Ira Herskowitz

University of California, San Francisco

July 14, 1946 - April 28, 2003

Scientific Discipline: Cellular and Developmental Biology
Membership Type:
Member (elected 1986)

Ira Herskowitz’s genetic research on S. cerevisiae mating type switching, an organism’s ability to allow for mating and diploid formation, improved our understanding of cell differentiation. He found that yeast have a silent mating type allele that can be transposed to a particular location, locus, in its genome and become functional. This discovery revolutionized the way scientists thought about the importance of plasticity in gene regulation. He was also a pioneer in personalized medicine; a field of medicine that takes people’s specific genetic information into account when determining the effectiveness of drugs. 

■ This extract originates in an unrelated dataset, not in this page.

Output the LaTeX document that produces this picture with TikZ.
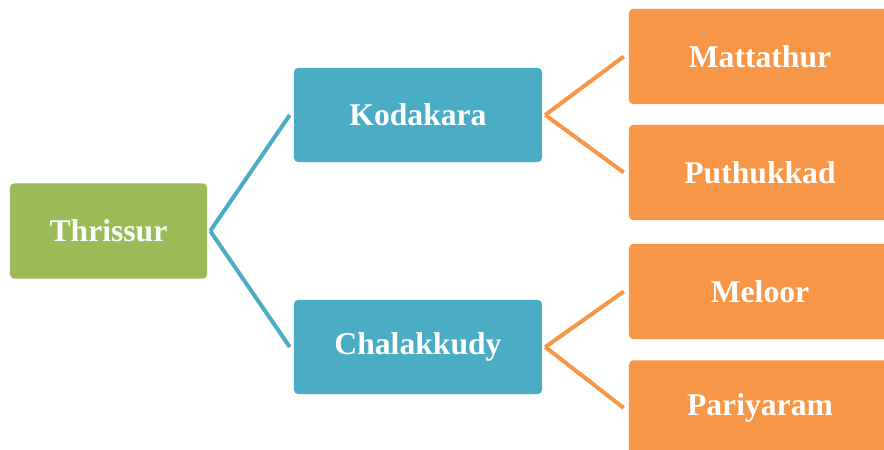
\documentclass[tikz,border=0pt]{standalone}
\usepackage{xcolor}
\usepackage{fontspec}
\setmainfont{Liberation Serif}
\usepackage{tikz}
\usetikzlibrary{positioning, calc}

\definecolor{placegreen}{HTML}{9BBB59}
\definecolor{placeblue}{HTML}{4BACC6}
\definecolor{placeorange}{HTML}{F79646}

\begin{document}
\begin{tikzpicture}[
                    x=0.03cm, y=-0.03cm,
                    place/.style={
                        rectangle,
                        rounded corners=0.12cm,
                        text=white,
                        font=\fontsize{27pt}{27}\selectfont\bfseries,
                        inner sep=0pt
                    },
                    district/.style={place, fill=placegreen, minimum width=5.91cm, minimum height=2.85cm},
                    taluk/.style={place, fill=placeblue, minimum width=7.44cm, minimum height=2.82cm},
                    village/.style={place, fill=placeorange, minimum width=7.86cm, minimum height=2.85cm},
                    blueline/.style={draw=placeblue, line width=0.12cm},
                    orangeline/.style={draw=placeorange, line width=0.12cm}
                ]
                \useasboundingbox (0, 0) rectangle (884, 450);
                \clip (0, 0) rectangle (884, 450);

                % left column
                \node[district] (thrissur) at (108.5, 231) {Thrissur};

                % middle column
                \node[taluk] (kodakara) at (418, 115) {Kodakara};
                \node[taluk] (chalakkudy) at (418, 347) {Chalakkudy};

                % right column
                \node[village] (mattathur) at (760, 56.5) {Mattathur};
                \node[village] (puthukkad) at (760, 172.5) {Puthukkad};
                \node[village] (meloor) at (760, 291.5) {Meloor};
                \node[village] (pariyaram) at (760, 408) {Pariyaram};

                % connectors
                \draw[blueline] ([xshift=0.09cm]thrissur.east) -- ([xshift=-0.12cm]kodakara.west);
                \draw[blueline] ([xshift=0.09cm]thrissur.east) -- ([xshift=-0.12cm]chalakkudy.west);
                \draw[orangeline] ([xshift=0.09cm]kodakara.east) -- ([xshift=-0.15cm]mattathur.west);
                \draw[orangeline] ([xshift=0.09cm]kodakara.east) -- ([xshift=-0.15cm]puthukkad.west);
                \draw[orangeline] ([xshift=0.09cm]chalakkudy.east) -- ([xshift=-0.15cm]meloor.west);
                \draw[orangeline] ([xshift=0.09cm]chalakkudy.east) -- ([xshift=-0.15cm]pariyaram.west);
            \end{tikzpicture}
\end{document}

After graduating from the California Institute of Technology in 1967, Herskowitz received his PhD in microbiology from the Massachusetts Institute of Technology in 1971, where he taught biology until 1972. He was a professor at the Institute of Molecular Biology at the University of Oregon from 1972 to 1981. That same year he moved to the University of California, San Francisco, where he was a Professor of Biochemistry and Physics, Head of the Division of Genetics, and Vice-Chairman of the Department of Biochemistry and Biophysics. He was awarded the National Academy of Sciences Award for Scientific Reviewing and the Institute for Scientific Information in Honor of J. Murray Luck in 1985.